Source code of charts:
# # #

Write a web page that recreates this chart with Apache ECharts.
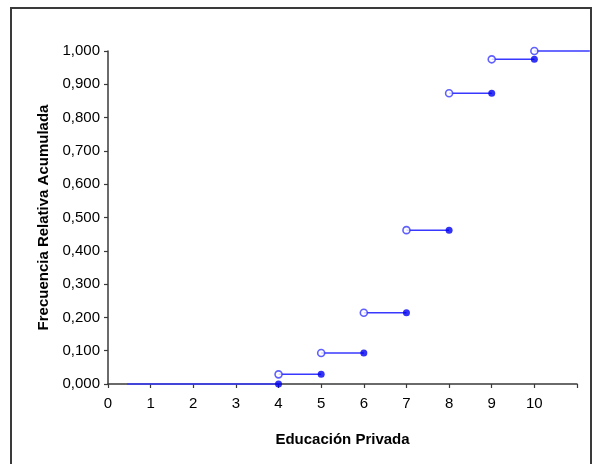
<!DOCTYPE html>
<html>
<head>
<meta charset="utf-8">
<script src="https://cdn.jsdelivr.net/npm/echarts@6/dist/echarts.min.js"></script>
<style>
html,body{margin:0;padding:0;background:#fff;}
#chart{width:592px;height:464px;}
</style>
</head>
<body>
<div id="chart"></div>
<script>
// Step function data (empirical cumulative relative frequency)
const stepStarts = [0.45, 4, 5, 6, 7, 8, 9, 10];
const stepEnds   = [4, 5, 6, 7, 8, 9, 10, 11.3];
const cumFreq    = [0.000, 0.029, 0.093, 0.214, 0.462, 0.873, 0.975, 1.000];
const xTitle = 'Educación Privada';
const yTitle = 'Frecuencia Relativa Acumulada';

const lineColor = '#3838ff';
const dotColor = '#0000f0';
const font = 'Liberation Sans, Arial, sans-serif';

// main grid geometry and an overlay grid reaching the frame edge (same scale)
const gLeft = 108, gRight = 15, gTop = 51, gBottom = 80, W = 592;
const xMax = 11;
const overlayRight = 2;
const xMax2 = xMax * (W - overlayRight - gLeft) / (W - gRight - gLeft);

const series = [];
stepStarts.forEach((s, i) => {
  series.push({
    type: 'line',
    xAxisIndex: 1, yAxisIndex: 1,
    data: [[s, cumFreq[i]], [stepEnds[i], cumFreq[i]]],
    showSymbol: false,
    symbol: 'none',
    clip: false,
    lineStyle: { color: lineColor, width: 1.5 },
    silent: true,
    z: 2
  });
});
const openPts = stepStarts.slice(1).map((s, i) => [s, cumFreq[i + 1]]);
const closedPts = stepEnds.slice(0, -1).map((e, i) => [e, cumFreq[i]]);
series.push({
  type: 'scatter',
  data: openPts,
  symbol: 'circle',
  symbolSize: 7,
  clip: false,
  itemStyle: { color: '#ffffff', borderColor: lineColor, borderWidth: 1.6 },
  z: 4
});
series.push({
  type: 'scatter',
  data: closedPts,
  symbol: 'circle',
  symbolSize: 7,
  clip: false,
  itemStyle: { color: dotColor },
  z: 4
});

const chart = echarts.init(document.getElementById('chart'));
chart.setOption({
  animation: false,
  backgroundColor: '#ffffff',
  graphic: [{
    type: 'rect',
    shape: { x: 11, y: 8, width: 580, height: 470 },
    style: { fill: 'none', stroke: '#3a3a3a', lineWidth: 2 },
    silent: true,
    z: 0
  }],
  grid: [
    { left: gLeft, right: gRight, top: gTop, bottom: gBottom },
    { left: gLeft, right: overlayRight, top: gTop, bottom: gBottom }
  ],
  xAxis: [{
    type: 'value',
    gridIndex: 0,
    min: 0, max: xMax, interval: 1,
    name: xTitle,
    nameLocation: 'middle',
    nameGap: 48,
    nameTextStyle: { fontFamily: font, fontSize: 15, fontWeight: 'bold', color: '#000' },
    axisLine: { lineStyle: { color: '#3a3a3a', width: 1.5 } },
    axisTick: { inside: false, length: 4, lineStyle: { color: '#3a3a3a', width: 1.2 } },
    axisLabel: {
      margin: 12,
      fontFamily: font, fontSize: 15, color: '#000',
      formatter: v => (v <= 10 && Math.abs(v - Math.round(v)) < 1e-9) ? String(v) : ''
    },
    splitLine: { show: false }
  }, {
    type: 'value',
    gridIndex: 1,
    min: 0, max: xMax2,
    show: false
  }],
  yAxis: [{
    type: 'value',
    gridIndex: 0,
    min: 0, max: 1, interval: 0.1,
    name: yTitle,
    nameLocation: 'middle',
    nameGap: 54,
    nameRotate: 90,
    nameTextStyle: { fontFamily: font, fontSize: 15, fontWeight: 'bold', color: '#000' },
    axisLine: { show: true, lineStyle: { color: '#3a3a3a', width: 1.5 } },
    axisTick: { show: true, inside: false, length: 4, lineStyle: { color: '#3a3a3a', width: 1.2 } },
    axisLabel: {
      margin: 8,
      fontFamily: font, fontSize: 15, color: '#000',
      formatter: v => v.toFixed(3).replace('.', ',')
    },
    splitLine: { show: false }
  }, {
    type: 'value',
    gridIndex: 1,
    min: 0, max: 1,
    show: false
  }],
  series: series
});
</script>
</body>
</html>
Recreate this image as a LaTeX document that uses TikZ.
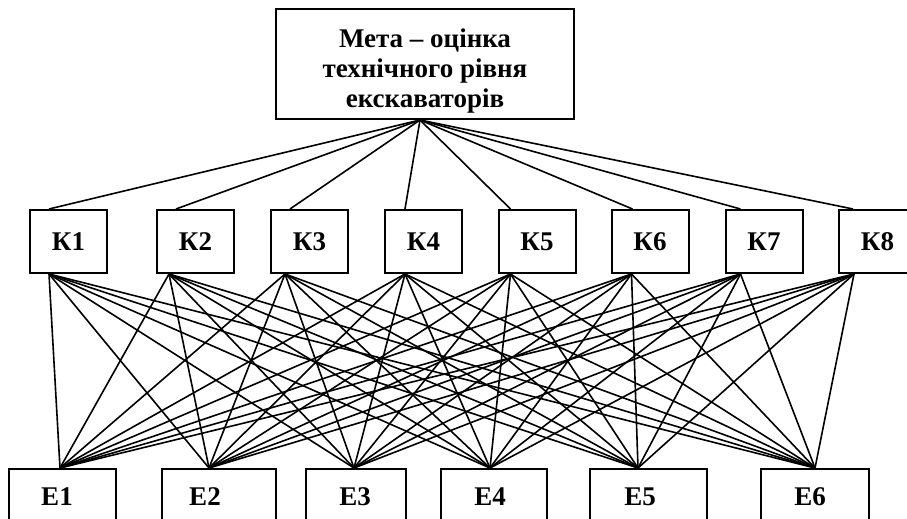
\documentclass[tikz,border=0pt]{standalone}
\usepackage{fontspec}
\setmainfont{Liberation Serif}
\begin{document}
\begin{tikzpicture}[x=1pt,y=-1pt,
  boxstyle/.style={draw, line width=2pt, inner sep=0pt},
  kbox/.style={boxstyle, minimum width=77pt, minimum height=63pt,
    font=\fontsize{27}{30}\bfseries\selectfont},
  ebox/.style={boxstyle, minimum height=62pt},
  lbl/.style={inner sep=0pt, font=\fontsize{27}{30}\bfseries\selectfont},
  link/.style={line width=1.6pt}]
\useasboundingbox (0,0) rectangle (907,519);
\clip (0,0) rectangle (907,519);

% goal
\node[boxstyle, minimum width=298pt, minimum height=110pt] (goal) at (425,64) {};
\node[lbl, align=center] (goaltext) at (425,71)
  {Мета – оцінка\\технічного рівня\\екскаваторів};

% criteria
\node[kbox] (K1) at (68.5,241.5) {К1};
\node[kbox] (K2) at (195.5,241.5) {К2};
\node[kbox] (K3) at (309.5,241.5) {К3};
\node[kbox] (K4) at (423.5,241.5) {К4};
\node[kbox] (K5) at (537,241.5) {К5};
\node[kbox] (K6) at (650,241.5) {К6};
\node[kbox] (K7) at (764,241.5) {К7};
\node[kbox] (K8) at (877.5,241.5) {К8};

% alternatives
\node[ebox, minimum width=107pt] (E1) at (62.5,500) {};
\node[ebox, minimum width=114pt] (E2) at (219,500) {};
\node[ebox, minimum width=100pt] (E3) at (356,500) {};
\node[ebox, minimum width=106pt] (E4) at (494,500) {};
\node[ebox, minimum width=117pt] (E5) at (648.5,500) {};
\node[ebox, minimum width=108pt] (E6) at (815,500) {};
\node[lbl] (E1t) at (57,497) {Е1};
\node[lbl] (E2t) at (205,497) {Е2};
\node[lbl] (E3t) at (355,497) {Е3};
\node[lbl] (E4t) at (490,497) {Е4};
\node[lbl] (E5t) at (640,497) {Е5};
\node[lbl] (E6t) at (810,497) {Е6};

% goal to criteria
\foreach \k/\ko in {1/20,2/20,3/20,4/21,5/13,6/22,7/16,8/15}
  \draw[link] ([xshift=-5pt]goal.south) -- ([xshift=\ko pt]K\k.north west);

% criteria to alternatives
\foreach \k/\ko in {1/20,2/13,3/15,4/21,5/13,6/21,7/16,8/16}
  \foreach \e/\eo in {1/52,2/48,3/49,4/50,5/49,6/55}
    \draw[link] ([xshift=\ko pt]K\k.south west) -- ([xshift=\eo pt]E\e.north west);
\end{tikzpicture}
\end{document}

# # #

EXERCISE BRIEF. Set the listing down in full and exactly. Pictures within it should not appear in the copy.

ANSWER TO THE PROBLEM.
Write a web page that recreates this chart with Apache ECharts.
<!DOCTYPE html>
<html>
<head>
<meta charset="utf-8">
<script src="https://cdn.jsdelivr.net/npm/echarts@6/dist/echarts.min.js"></script>
<style>
html,body{margin:0;padding:0;background:#fff;}
#chart{width:592px;height:464px;}
</style>
</head>
<body>
<div id="chart"></div>
<script>
// Step function data (empirical cumulative relative frequency)
const stepStarts = [0.45, 4, 5, 6, 7, 8, 9, 10];
const stepEnds   = [4, 5, 6, 7, 8, 9, 10, 11.3];
const cumFreq    = [0.000, 0.029, 0.093, 0.214, 0.462, 0.873, 0.975, 1.000];
const xTitle = 'Educación Privada';
const yTitle = 'Frecuencia Relativa Acumulada';

const lineColor = '#3838ff';
const dotColor = '#0000f0';
const font = 'Liberation Sans, Arial, sans-serif';

// main grid geometry and an overlay grid reaching the frame edge (same scale)
const gLeft = 108, gRight = 15, gTop = 51, gBottom = 80, W = 592;
const xMax = 11;
const overlayRight = 2;
const xMax2 = xMax * (W - overlayRight - gLeft) / (W - gRight - gLeft);

const series = [];
stepStarts.forEach((s, i) => {
  series.push({
    type: 'line',
    xAxisIndex: 1, yAxisIndex: 1,
    data: [[s, cumFreq[i]], [stepEnds[i], cumFreq[i]]],
    showSymbol: false,
    symbol: 'none',
    clip: false,
    lineStyle: { color: lineColor, width: 1.5 },
    silent: true,
    z: 2
  });
});
const openPts = stepStarts.slice(1).map((s, i) => [s, cumFreq[i + 1]]);
const closedPts = stepEnds.slice(0, -1).map((e, i) => [e, cumFreq[i]]);
series.push({
  type: 'scatter',
  data: openPts,
  symbol: 'circle',
  symbolSize: 7,
  clip: false,
  itemStyle: { color: '#ffffff', borderColor: lineColor, borderWidth: 1.6 },
  z: 4
});
series.push({
  type: 'scatter',
  data: closedPts,
  symbol: 'circle',
  symbolSize: 7,
  clip: false,
  itemStyle: { color: dotColor },
  z: 4
});

const chart = echarts.init(document.getElementById('chart'));
chart.setOption({
  animation: false,
  backgroundColor: '#ffffff',
  graphic: [{
    type: 'rect',
    shape: { x: 11, y: 8, width: 580, height: 470 },
    style: { fill: 'none', stroke: '#3a3a3a', lineWidth: 2 },
    silent: true,
    z: 0
  }],
  grid: [
    { left: gLeft, right: gRight, top: gTop, bottom: gBottom },
    { left: gLeft, right: overlayRight, top: gTop, bottom: gBottom }
  ],
  xAxis: [{
    type: 'value',
    gridIndex: 0,
    min: 0, max: xMax, interval: 1,
    name: xTitle,
    nameLocation: 'middle',
    nameGap: 48,
    nameTextStyle: { fontFamily: font, fontSize: 15, fontWeight: 'bold', color: '#000' },
    axisLine: { lineStyle: { color: '#3a3a3a', width: 1.5 } },
    axisTick: { inside: false, length: 4, lineStyle: { color: '#3a3a3a', width: 1.2 } },
    axisLabel: {
      margin: 12,
      fontFamily: font, fontSize: 15, color: '#000',
      formatter: v => (v <= 10 && Math.abs(v - Math.round(v)) < 1e-9) ? String(v) : ''
    },
    splitLine: { show: false }
  }, {
    type: 'value',
    gridIndex: 1,
    min: 0, max: xMax2,
    show: false
  }],
  yAxis: [{
    type: 'value',
    gridIndex: 0,
    min: 0, max: 1, interval: 0.1,
    name: yTitle,
    nameLocation: 'middle',
    nameGap: 54,
    nameRotate: 90,
    nameTextStyle: { fontFamily: font, fontSize: 15, fontWeight: 'bold', color: '#000' },
    axisLine: { show: true, lineStyle: { color: '#3a3a3a', width: 1.5 } },
    axisTick: { show: true, inside: false, length: 4, lineStyle: { color: '#3a3a3a', width: 1.2 } },
    axisLabel: {
      margin: 8,
      fontFamily: font, fontSize: 15, color: '#000',
      formatter: v => v.toFixed(3).replace('.', ',')
    },
    splitLine: { show: false }
  }, {
    type: 'value',
    gridIndex: 1,
    min: 0, max: 1,
    show: false
  }],
  series: series
});
</script>
</body>
</html>
Recreate this image as a LaTeX document that uses TikZ.
\documentclass[tikz,border=0pt]{standalone}
\usepackage{fontspec}
\setmainfont{Liberation Serif}
\begin{document}
\begin{tikzpicture}[x=1pt,y=-1pt,
  boxstyle/.style={draw, line width=2pt, inner sep=0pt},
  kbox/.style={boxstyle, minimum width=77pt, minimum height=63pt,
    font=\fontsize{27}{30}\bfseries\selectfont},
  ebox/.style={boxstyle, minimum height=62pt},
  lbl/.style={inner sep=0pt, font=\fontsize{27}{30}\bfseries\selectfont},
  link/.style={line width=1.6pt}]
\useasboundingbox (0,0) rectangle (907,519);
\clip (0,0) rectangle (907,519);

% goal
\node[boxstyle, minimum width=298pt, minimum height=110pt] (goal) at (425,64) {};
\node[lbl, align=center] (goaltext) at (425,71)
  {Мета – оцінка\\технічного рівня\\екскаваторів};

% criteria
\node[kbox] (K1) at (68.5,241.5) {К1};
\node[kbox] (K2) at (195.5,241.5) {К2};
\node[kbox] (K3) at (309.5,241.5) {К3};
\node[kbox] (K4) at (423.5,241.5) {К4};
\node[kbox] (K5) at (537,241.5) {К5};
\node[kbox] (K6) at (650,241.5) {К6};
\node[kbox] (K7) at (764,241.5) {К7};
\node[kbox] (K8) at (877.5,241.5) {К8};

% alternatives
\node[ebox, minimum width=107pt] (E1) at (62.5,500) {};
\node[ebox, minimum width=114pt] (E2) at (219,500) {};
\node[ebox, minimum width=100pt] (E3) at (356,500) {};
\node[ebox, minimum width=106pt] (E4) at (494,500) {};
\node[ebox, minimum width=117pt] (E5) at (648.5,500) {};
\node[ebox, minimum width=108pt] (E6) at (815,500) {};
\node[lbl] (E1t) at (57,497) {Е1};
\node[lbl] (E2t) at (205,497) {Е2};
\node[lbl] (E3t) at (355,497) {Е3};
\node[lbl] (E4t) at (490,497) {Е4};
\node[lbl] (E5t) at (640,497) {Е5};
\node[lbl] (E6t) at (810,497) {Е6};

% goal to criteria
\foreach \k/\ko in {1/20,2/20,3/20,4/21,5/13,6/22,7/16,8/15}
  \draw[link] ([xshift=-5pt]goal.south) -- ([xshift=\ko pt]K\k.north west);

% criteria to alternatives
\foreach \k/\ko in {1/20,2/13,3/15,4/21,5/13,6/21,7/16,8/16}
  \foreach \e/\eo in {1/52,2/48,3/49,4/50,5/49,6/55}
    \draw[link] ([xshift=\ko pt]K\k.south west) -- ([xshift=\eo pt]E\e.north west);
\end{tikzpicture}
\end{document}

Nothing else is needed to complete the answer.